WASHINGTON, July 12, 2016 - Capping years of committee work and weeks of tough House/Senate negotiations on comprehensive energy legislation, the Senate voted 84 to 3 Tuesday afternoon to convene a conference to reconcile competing House and Senate bills.

Both chambers leave town Friday for the party conventions and a seven-week summer break and won’t return until Sept. 6. But Senate Energy Committee Chair Lisa Murkowski, R-Alaska, is confident that steady progress on merging the sharply different House and Senate energy bills, S. 2012 and H.R. 8, will continue during the recess. That’s because Tuesday’s Senate votes to go to conference and to appoint the conferees that will meet with their House counterparts allow staff members to get to work during the break to hammer out differences.

With members gone for the summer, Murkowski explained, committee staff will be free to do “a lot of legwork that has to go on…. just kind of getting organized.”

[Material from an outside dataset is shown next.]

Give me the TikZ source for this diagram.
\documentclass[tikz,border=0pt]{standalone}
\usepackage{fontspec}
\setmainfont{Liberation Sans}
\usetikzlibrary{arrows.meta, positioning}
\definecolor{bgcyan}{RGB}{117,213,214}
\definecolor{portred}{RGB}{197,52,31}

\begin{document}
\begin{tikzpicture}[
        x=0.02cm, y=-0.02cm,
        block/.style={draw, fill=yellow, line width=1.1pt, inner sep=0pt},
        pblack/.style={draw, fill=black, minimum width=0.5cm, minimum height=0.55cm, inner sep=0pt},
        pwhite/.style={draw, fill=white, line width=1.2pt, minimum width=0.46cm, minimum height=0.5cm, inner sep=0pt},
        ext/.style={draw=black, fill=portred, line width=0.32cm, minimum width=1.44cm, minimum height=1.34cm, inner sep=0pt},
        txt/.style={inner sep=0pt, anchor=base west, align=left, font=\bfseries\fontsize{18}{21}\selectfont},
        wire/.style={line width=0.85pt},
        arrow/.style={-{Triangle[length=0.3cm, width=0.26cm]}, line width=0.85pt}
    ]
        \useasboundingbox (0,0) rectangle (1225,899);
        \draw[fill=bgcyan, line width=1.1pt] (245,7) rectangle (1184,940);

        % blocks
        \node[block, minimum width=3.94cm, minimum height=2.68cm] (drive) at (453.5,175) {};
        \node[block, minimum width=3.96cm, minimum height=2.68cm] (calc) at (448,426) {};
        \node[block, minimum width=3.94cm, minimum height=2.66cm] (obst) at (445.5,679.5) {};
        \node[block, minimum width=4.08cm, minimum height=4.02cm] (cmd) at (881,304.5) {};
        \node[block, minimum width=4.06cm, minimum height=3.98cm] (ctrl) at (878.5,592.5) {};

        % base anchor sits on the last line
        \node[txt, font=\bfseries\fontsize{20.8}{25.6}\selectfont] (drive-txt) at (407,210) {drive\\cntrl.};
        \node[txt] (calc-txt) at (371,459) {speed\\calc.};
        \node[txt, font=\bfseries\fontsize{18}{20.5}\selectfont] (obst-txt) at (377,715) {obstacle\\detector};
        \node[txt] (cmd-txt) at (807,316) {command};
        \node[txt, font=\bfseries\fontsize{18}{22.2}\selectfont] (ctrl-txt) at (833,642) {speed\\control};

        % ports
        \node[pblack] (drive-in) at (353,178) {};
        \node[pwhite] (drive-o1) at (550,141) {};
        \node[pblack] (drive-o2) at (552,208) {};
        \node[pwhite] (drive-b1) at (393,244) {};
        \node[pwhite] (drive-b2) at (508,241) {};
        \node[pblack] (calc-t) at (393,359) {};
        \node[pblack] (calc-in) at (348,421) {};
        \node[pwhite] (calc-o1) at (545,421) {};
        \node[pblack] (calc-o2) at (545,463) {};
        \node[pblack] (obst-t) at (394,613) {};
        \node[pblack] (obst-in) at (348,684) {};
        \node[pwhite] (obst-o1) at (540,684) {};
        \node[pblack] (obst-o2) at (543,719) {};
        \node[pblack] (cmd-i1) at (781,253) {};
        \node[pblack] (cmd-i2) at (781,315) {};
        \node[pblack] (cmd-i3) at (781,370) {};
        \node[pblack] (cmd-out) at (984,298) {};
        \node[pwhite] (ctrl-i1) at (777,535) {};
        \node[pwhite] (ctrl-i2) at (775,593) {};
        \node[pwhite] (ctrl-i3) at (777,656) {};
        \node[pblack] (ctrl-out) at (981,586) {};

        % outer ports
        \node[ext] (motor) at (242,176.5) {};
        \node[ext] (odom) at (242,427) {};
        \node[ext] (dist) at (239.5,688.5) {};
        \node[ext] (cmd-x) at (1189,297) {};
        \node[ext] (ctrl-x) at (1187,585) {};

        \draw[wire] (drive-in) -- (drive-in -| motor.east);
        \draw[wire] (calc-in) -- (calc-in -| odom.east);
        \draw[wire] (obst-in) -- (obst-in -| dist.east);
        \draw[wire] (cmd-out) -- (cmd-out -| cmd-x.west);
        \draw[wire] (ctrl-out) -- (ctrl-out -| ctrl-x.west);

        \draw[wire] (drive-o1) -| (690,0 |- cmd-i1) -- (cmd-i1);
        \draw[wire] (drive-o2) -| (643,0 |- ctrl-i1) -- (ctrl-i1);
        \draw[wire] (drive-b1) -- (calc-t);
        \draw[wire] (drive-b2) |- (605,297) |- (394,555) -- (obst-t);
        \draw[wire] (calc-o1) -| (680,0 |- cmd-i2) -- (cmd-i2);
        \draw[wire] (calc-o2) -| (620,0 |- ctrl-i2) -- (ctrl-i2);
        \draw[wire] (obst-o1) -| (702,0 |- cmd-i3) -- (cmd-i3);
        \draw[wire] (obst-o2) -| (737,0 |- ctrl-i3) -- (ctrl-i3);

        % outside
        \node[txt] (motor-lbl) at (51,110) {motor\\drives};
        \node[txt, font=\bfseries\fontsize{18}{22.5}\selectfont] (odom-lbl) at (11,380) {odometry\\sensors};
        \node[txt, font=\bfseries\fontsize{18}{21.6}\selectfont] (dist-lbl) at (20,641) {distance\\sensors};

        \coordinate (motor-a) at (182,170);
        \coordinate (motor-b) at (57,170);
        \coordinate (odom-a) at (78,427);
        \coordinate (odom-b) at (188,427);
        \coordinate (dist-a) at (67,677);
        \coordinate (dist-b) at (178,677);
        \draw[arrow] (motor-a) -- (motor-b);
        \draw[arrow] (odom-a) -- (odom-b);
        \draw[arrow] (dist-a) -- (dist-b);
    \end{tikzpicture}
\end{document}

In closing appeals before the vote, Murkowski and Maria Cantwell of Washington, the Energy Committee’s ranking Democrat, stressed that their colleagues should support going to conference, now that the House has agreed not to pursue any of the provisions in that chamber’s bill that have triggered White House veto threats.

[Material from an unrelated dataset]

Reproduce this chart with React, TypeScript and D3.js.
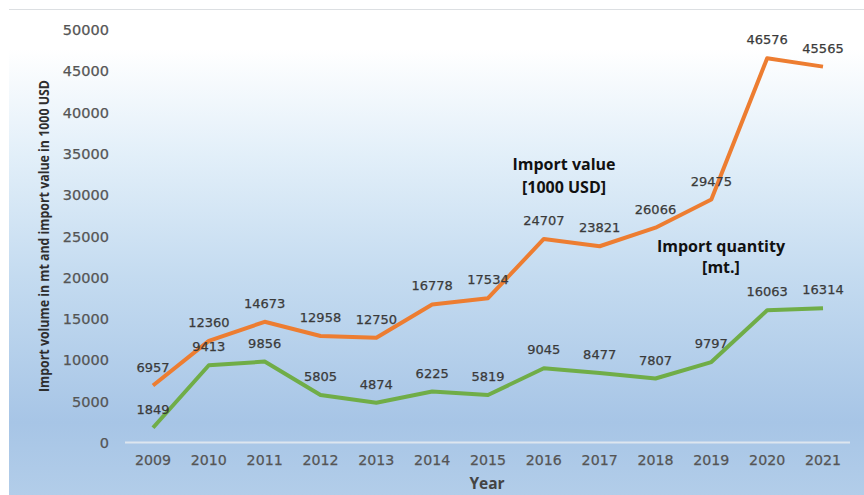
import React from "react";
import * as d3 from "d3";

const years = ["2009","2010","2011","2012","2013","2014","2015","2016","2017","2018","2019","2020","2021"];
const importValue = [6957,12360,14673,12958,12750,16778,17534,24707,23821,26066,29475,46576,45565];
const importQuantity = [1849,9413,9856,5805,4874,6225,5819,9045,8477,7807,9797,16063,16314];
const yTicks = [0,5000,10000,15000,20000,25000,30000,35000,40000,45000,50000];

const W = 864, H = 495;

export default function App() {
  const x = d3.scalePoint<string>().domain(years).range([153, 823]);
  const y = d3.scaleLinear().domain([0, 50000]).range([443, 30]);
  const line = d3.line<number>().x((_, i) => x(years[i]) as number).y((d) => y(d));
  const labelFont = "DejaVu Sans, sans-serif";
  return (
    <svg width={W} height={H} style={{ position: "absolute", left: 0, top: 0 }}>
      <defs>
        <linearGradient id="bg" x1="0" y1="0" x2="0" y2="1">
          <stop offset="0" stopColor="#ffffff" />
          <stop offset="0.08" stopColor="#ffffff" />
          <stop offset="0.3" stopColor="#e2eff9" />
          <stop offset="0.55" stopColor="#c4dbf0" />
          <stop offset="0.85" stopColor="#a7c5e6" />
          <stop offset="1" stopColor="#b2cde9" />
        </linearGradient>
      </defs>
      <rect x={0} y={0} width={W} height={H} fill="#ffffff" />
      <rect x={9} y={10} width={W - 9} height={H - 10} fill="url(#bg)" />
      <line x1={9} x2={W} y1={9.5} y2={9.5} stroke="#dcdfe2" strokeWidth={1} />
      {/* y-axis title */}
      <text
        transform={`translate(49,236) rotate(-90)`}
        textAnchor="middle"
        fontFamily="Open Sans, sans-serif"
        fontWeight={700}
        fontSize={13.5}
        fill="#2e2e2e"
        textLength={312}
        lengthAdjust="spacingAndGlyphs"
      >
        Import volume in mt and import value in 1000 USD
      </text>
      {/* y ticks */}
      {yTicks.map((t) => (
        <text key={t} x={109} y={y(t) + 5} textAnchor="end" fontFamily={labelFont} fontSize={14.5} fill="#555" stroke="#555" strokeWidth={0.25}>
          {t}
        </text>
      ))}
      {/* axis line */}
      <line x1={125} x2={850} y1={y(0) - 0.5} y2={y(0) - 0.5} stroke="#dde6ef" strokeWidth={2} />
      {/* x ticks */}
      {years.map((yr) => (
        <text key={yr} x={x(yr)} y={465} textAnchor="middle" fontFamily={labelFont} fontSize={14.2} fill="#555" stroke="#555" strokeWidth={0.25}>
          {yr}
        </text>
      ))}
      <text x={487} y={489} textAnchor="middle" fontFamily="Open Sans, sans-serif" fontWeight={700} fontSize={15.5} fill="#444">
        Year
      </text>
      {/* lines */}
      <path d={line(importValue) || ""} fill="none" stroke="#ED7D31" strokeWidth={4} strokeLinejoin="round" />
      <path d={line(importQuantity) || ""} fill="none" stroke="#70AD47" strokeWidth={4} strokeLinejoin="round" />
      {/* data labels */}
      {importValue.map((v, i) => (
        <text key={"v" + i} x={x(years[i])} y={y(v) - 14} textAnchor="middle" fontFamily={labelFont} fontSize={13} fill="#3a3a3a" stroke="#3a3a3a" strokeWidth={0.25}>
          {v}
        </text>
      ))}
      {importQuantity.map((v, i) => (
        <text key={"q" + i} x={x(years[i])} y={y(v) - 14} textAnchor="middle" fontFamily={labelFont} fontSize={13} fill="#3a3a3a" stroke="#3a3a3a" strokeWidth={0.25}>
          {v}
        </text>
      ))}
      {/* annotations */}
      <g fontFamily="Open Sans, sans-serif" fontWeight={700} fontSize={16} fill="#111" textAnchor="middle">
        <text x={564} y={170}>Import value</text>
        <text x={564} y={193}>[1000 USD]</text>
        <text x={721} y={252}>Import quantity</text>
        <text x={721} y={273}>[mt.]</text>
      </g>
    </svg>
  );
}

Leading up to the vote, Murkowski and Cantwell issued a joint statement following lengthy negotiating sessions with House Energy and Commerce Chairman Fred Upton, R-Mich., and House Natural Resources Chair Rob Bishop, R-Utah. The House and Senate leaders “spent many hours hammering out an agreement on a process and ground rules that will generate a conference report they can both support,” Murkowski and Cantwell said in their statement, adding, “The House Republicans have also agreed a final conference report will not contain measures the president would veto.”

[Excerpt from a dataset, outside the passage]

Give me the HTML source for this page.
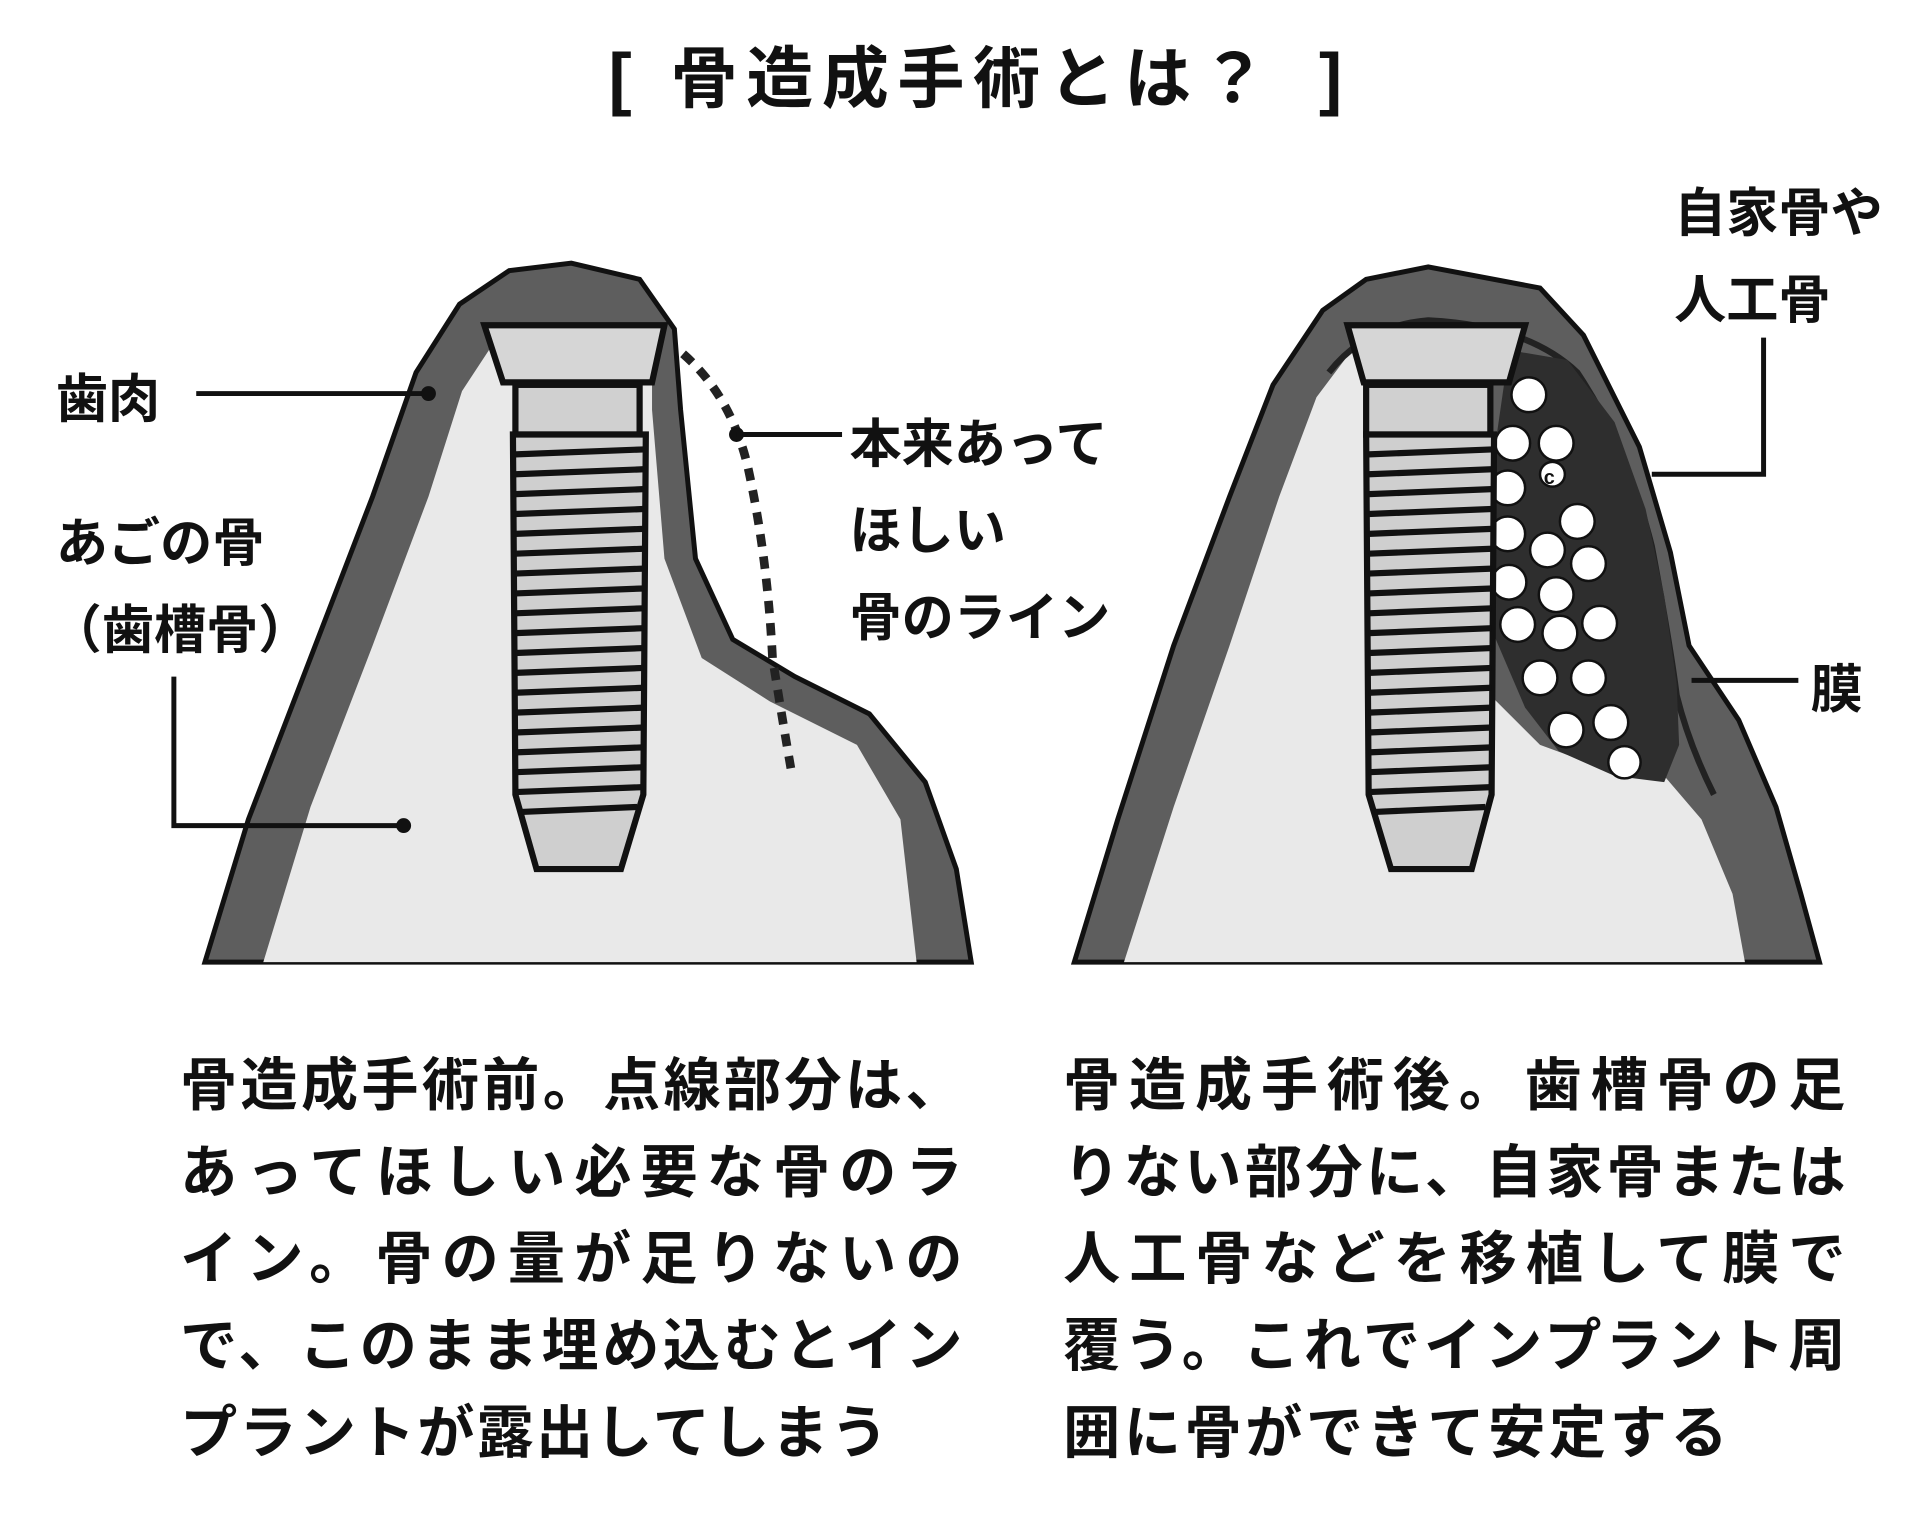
<!DOCTYPE html>
<html><head><meta charset="utf-8"><style>
html,body{margin:0;padding:0;background:#fff;}
svg{display:block;}
text{font-family:"Liberation Sans","Noto Sans CJK JP",sans-serif;fill:#111;}
</style></head><body>
<svg width="1930" height="1532" viewBox="0 0 1554 1234" preserveAspectRatio="none" xmlns="http://www.w3.org/2000/svg">
<rect width="1554" height="1234" fill="#fff"/>
<!-- title -->
<text x="490" y="82" font-size="56" font-weight="bold">[</text>
<text x="540" y="82" font-size="54" font-weight="bold" textLength="480">骨造成手術とは？</text>
<text x="1062" y="82" font-size="56" font-weight="bold">]</text>

<!-- LEFT DIAGRAM -->
<path d="M165,775 L200,660 L250,530 L300,400 L335,300 L370,245 L410,218 L460,212 L515,225 L543,265 L548,330 L560,450 L590,515 L640,545 L700,575 L745,630 L770,700 L782,775 Z" fill="#5e5e5e" stroke="#111" stroke-width="4"/>
<path d="M212,775 L250,650 L300,520 L345,400 L372,315 L395,280 L525,285 L525,330 L535,450 L565,530 L620,565 L690,600 L725,660 L738,775 Z" fill="#e9e9e9"/>
<path d="M390,262 L535,262 L525,308 L405,308 Z" fill="#d6d6d6" stroke="#111" stroke-width="5"/>
<rect x="415" y="310" width="100" height="40" fill="#d0d0d0" stroke="#111" stroke-width="5"/>
<path d="M413,350 L520,350 L518,640 L500,700 L432,700 L415,640 Z" fill="#cfcfcf" stroke="#111" stroke-width="5"/>
<g stroke="#111" stroke-width="5">
<line x1="415" y1="366" x2="518" y2="362"/><line x1="415" y1="382" x2="518" y2="378"/><line x1="415" y1="398" x2="518" y2="394"/><line x1="415" y1="414" x2="518" y2="410"/><line x1="415" y1="430" x2="518" y2="426"/><line x1="415" y1="446" x2="518" y2="442"/><line x1="415" y1="462" x2="518" y2="458"/><line x1="415" y1="478" x2="518" y2="474"/><line x1="415" y1="494" x2="518" y2="490"/><line x1="415" y1="510" x2="518" y2="506"/><line x1="415" y1="526" x2="518" y2="522"/><line x1="415" y1="542" x2="518" y2="538"/><line x1="415" y1="558" x2="518" y2="554"/><line x1="415" y1="574" x2="518" y2="570"/><line x1="415" y1="590" x2="518" y2="586"/><line x1="415" y1="606" x2="518" y2="602"/><line x1="415" y1="622" x2="518" y2="618"/><line x1="415" y1="638" x2="518" y2="634"/><line x1="420" y1="654" x2="513" y2="650"/>
</g>
<path d="M550,285 Q590,320 603,380 Q618,450 622,530 Q630,580 637,620" fill="none" stroke="#222" stroke-width="7" stroke-dasharray="10 8"/>
<circle cx="593" cy="350" r="6" fill="#111"/>
<line x1="593" y1="350" x2="678" y2="350" stroke="#111" stroke-width="4"/>
<g font-weight="bold">
<text x="684" y="372" font-size="42">本来あって</text>
<text x="684" y="442" font-size="42">ほしい</text>
<text x="684" y="512" font-size="42">骨のライン</text>
<text x="45" y="336" font-size="42">歯肉</text>
<text x="45" y="452" font-size="42">あごの骨</text>
<text x="40" y="522" font-size="42">（歯槽骨）</text>
<text x="1348" y="186" font-size="42">自家骨や</text>
<text x="1348" y="256" font-size="42">人工骨</text>
<text x="1458" y="570" font-size="42">膜</text>
</g>
<line x1="158" y1="317" x2="345" y2="317" stroke="#111" stroke-width="4"/>
<circle cx="345" cy="317" r="6" fill="#111"/>
<polyline points="140,545 140,665 325,665" fill="none" stroke="#111" stroke-width="4"/>
<circle cx="325" cy="665" r="6" fill="#111"/>

<!-- RIGHT DIAGRAM -->
<path d="M865,775 L900,660 L945,520 L990,400 L1025,310 L1065,250 L1100,225 L1150,215 L1240,232 L1275,270 L1320,360 L1345,445 L1360,520 L1400,580 L1430,650 L1450,720 L1465,775 Z" fill="#5e5e5e" stroke="#111" stroke-width="4"/>
<path d="M905,775 L945,650 L990,520 L1030,400 L1060,320 L1090,280 L1200,280 L1200,560 L1240,600 L1300,622 L1340,625 L1370,660 L1395,720 L1405,775 Z" fill="#e9e9e9"/>
<path d="M1070,300 Q1100,262 1150,258 Q1230,262 1270,300 Q1310,360 1330,440 Q1345,520 1350,560 Q1360,600 1380,640" fill="none" stroke="#222" stroke-width="5"/>
<path d="M1215,282 L1262,290 L1300,340 L1325,410 L1340,480 L1350,550 L1352,600 L1340,630 L1300,625 L1255,605 L1228,570 L1198,500 L1198,400 Z" fill="#2e2e2e"/>
<g fill="#fff" stroke="#111" stroke-width="2">
<circle cx="1231" cy="318" r="14"/><circle cx="1218" cy="357" r="14"/><circle cx="1253" cy="357" r="14"/><circle cx="1214" cy="393" r="14"/><circle cx="1270" cy="420" r="14"/><circle cx="1214" cy="430" r="14"/><circle cx="1246" cy="443" r="14"/><circle cx="1279" cy="454" r="14"/><circle cx="1215" cy="469" r="14"/><circle cx="1253" cy="479" r="14"/><circle cx="1222" cy="503" r="14"/><circle cx="1256" cy="510" r="14"/><circle cx="1288" cy="502" r="14"/><circle cx="1240" cy="546" r="14"/><circle cx="1279" cy="546" r="14"/><circle cx="1261" cy="588" r="14"/><circle cx="1297" cy="582" r="14"/><circle cx="1308" cy="614" r="13"/>
<circle cx="1250" cy="382" r="10"/>
</g>
<text x="1243" y="390" font-size="16" font-weight="bold">c</text>
<path d="M1085,262 L1228,262 L1215,308 L1098,308 Z" fill="#d6d6d6" stroke="#111" stroke-width="5"/>
<rect x="1100" y="310" width="100" height="40" fill="#d0d0d0" stroke="#111" stroke-width="5"/>
<path d="M1100,350 L1203,350 L1201,640 L1185,700 L1120,700 L1102,640 Z" fill="#cfcfcf" stroke="#111" stroke-width="5"/>
<g stroke="#111" stroke-width="5">
<line x1="1102" y1="366" x2="1201" y2="362"/><line x1="1102" y1="382" x2="1201" y2="378"/><line x1="1102" y1="398" x2="1201" y2="394"/><line x1="1102" y1="414" x2="1201" y2="410"/><line x1="1102" y1="430" x2="1201" y2="426"/><line x1="1102" y1="446" x2="1201" y2="442"/><line x1="1102" y1="462" x2="1201" y2="458"/><line x1="1102" y1="478" x2="1201" y2="474"/><line x1="1102" y1="494" x2="1201" y2="490"/><line x1="1102" y1="510" x2="1201" y2="506"/><line x1="1102" y1="526" x2="1201" y2="522"/><line x1="1102" y1="542" x2="1201" y2="538"/><line x1="1102" y1="558" x2="1201" y2="554"/><line x1="1102" y1="574" x2="1201" y2="570"/><line x1="1102" y1="590" x2="1201" y2="586"/><line x1="1102" y1="606" x2="1201" y2="602"/><line x1="1102" y1="622" x2="1201" y2="618"/><line x1="1102" y1="638" x2="1201" y2="634"/><line x1="1107" y1="654" x2="1196" y2="650"/>
</g>
<polyline points="1420,272 1420,382 1330,382" fill="none" stroke="#111" stroke-width="4"/>
<line x1="1362" y1="548" x2="1448" y2="548" stroke="#111" stroke-width="4"/>

<g font-size="46" font-weight="bold">
<text x="145" y="890" textLength="630">骨造成手術前。点線部分は、</text>
<text x="145" y="960" textLength="630">あってほしい必要な骨のラ</text>
<text x="145" y="1030" textLength="630">イン。骨の量が足りないの</text>
<text x="145" y="1100" textLength="630">で、このまま埋め込むとイン</text>
<text x="145" y="1170" textLength="570">プラントが露出してしまう</text>
<text x="856" y="890" textLength="630">骨造成手術後。歯槽骨の足</text>
<text x="856" y="960" textLength="630">りない部分に、自家骨または</text>
<text x="856" y="1030" textLength="630">人工骨などを移植して膜で</text>
<text x="856" y="1100" textLength="630">覆う。これでインプラント周</text>
<text x="856" y="1170" textLength="535">囲に骨ができて安定する</text>
</g>
</svg>
</body></html>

The veto-threatened “poison pill” provisions in the House bill include measures that Democrats charge would increase fossil fuel production by facilitating new pipelines and exports terminals, weaken energy efficiency standards, and undermine key environmental protection laws. The concerns shared by Democrats and some environmentalists are spelled out in a July 5 Agri-Pulse story titled, “What’s preventing a House/Senate energy bill conference?”

In her remarks Tuesday, Murkowski said her committee wrote a solidly bipartisan energy bill because she and Cantwell jointly recognized that “we needed to update our country’s energy laws, and in order to get a good product we were going to have to work cooperatively and collaboratively.” She said the result was “an overwhelmingly bipartisan vote – 85 senators voting in favor of the first major energy bill to pass this chamber in nearly a decade.”

Murkowski concluded by promising to deliver “a final bill that can pass both chambers and be signed into law by the president.” She said she will accomplish this “by seeking consensus over partisan division.”

Cantwell also urged her colleagues to move forward on going to conference on the energy bill. She stressed that the Senate bill includes “modernizing the electricity grid, building next generation investments in energy, smart buildings, advanced composite materials, energy storage, improving cybersecurity, critical infrastructure, and the energy workforce for tomorrow.”

Acknowledging that “there are many thorny issues still to be addressed,” in the House bill “on water and fire and a variety of other issues, Cantwell said the point is to move forward to resolve such issues. For a list of conferees, click here.

Despite the optimism from Cantwell and Murkowski, Tuesday’s vote to proceed won’t please everyone.

The environmental group Friends of the Earth responded immediately with a press release titled

“Senator Cantwell moves forward with dirty energy bill.” The organization’s Climate and Energy Program Director Benjamin Schreiber charged that “The Senate bill that Senator Cantwell drafted undermines climate science by dictating that government scientists should treat biomass as carbon neutral. It will increase fracking by making it easier to build infrastructure for this polluting industry. And the House bill is even worse.”

There’s also been positive feedback. National Rural Electric Cooperative Association (NRECA) Interim CEO Jeffrey Connor said, “We’re encouraged that House and Senate lawmakers are serious about trying to produce the first update to our energy policy in nearly a decade. America’s electric cooperatives support efforts to modernize our nation’s energy policy, and we urge the conference committee to develop legislation to speed electricity infrastructure development, promote electric grid reliability and keep electricity affordable for all Americans.”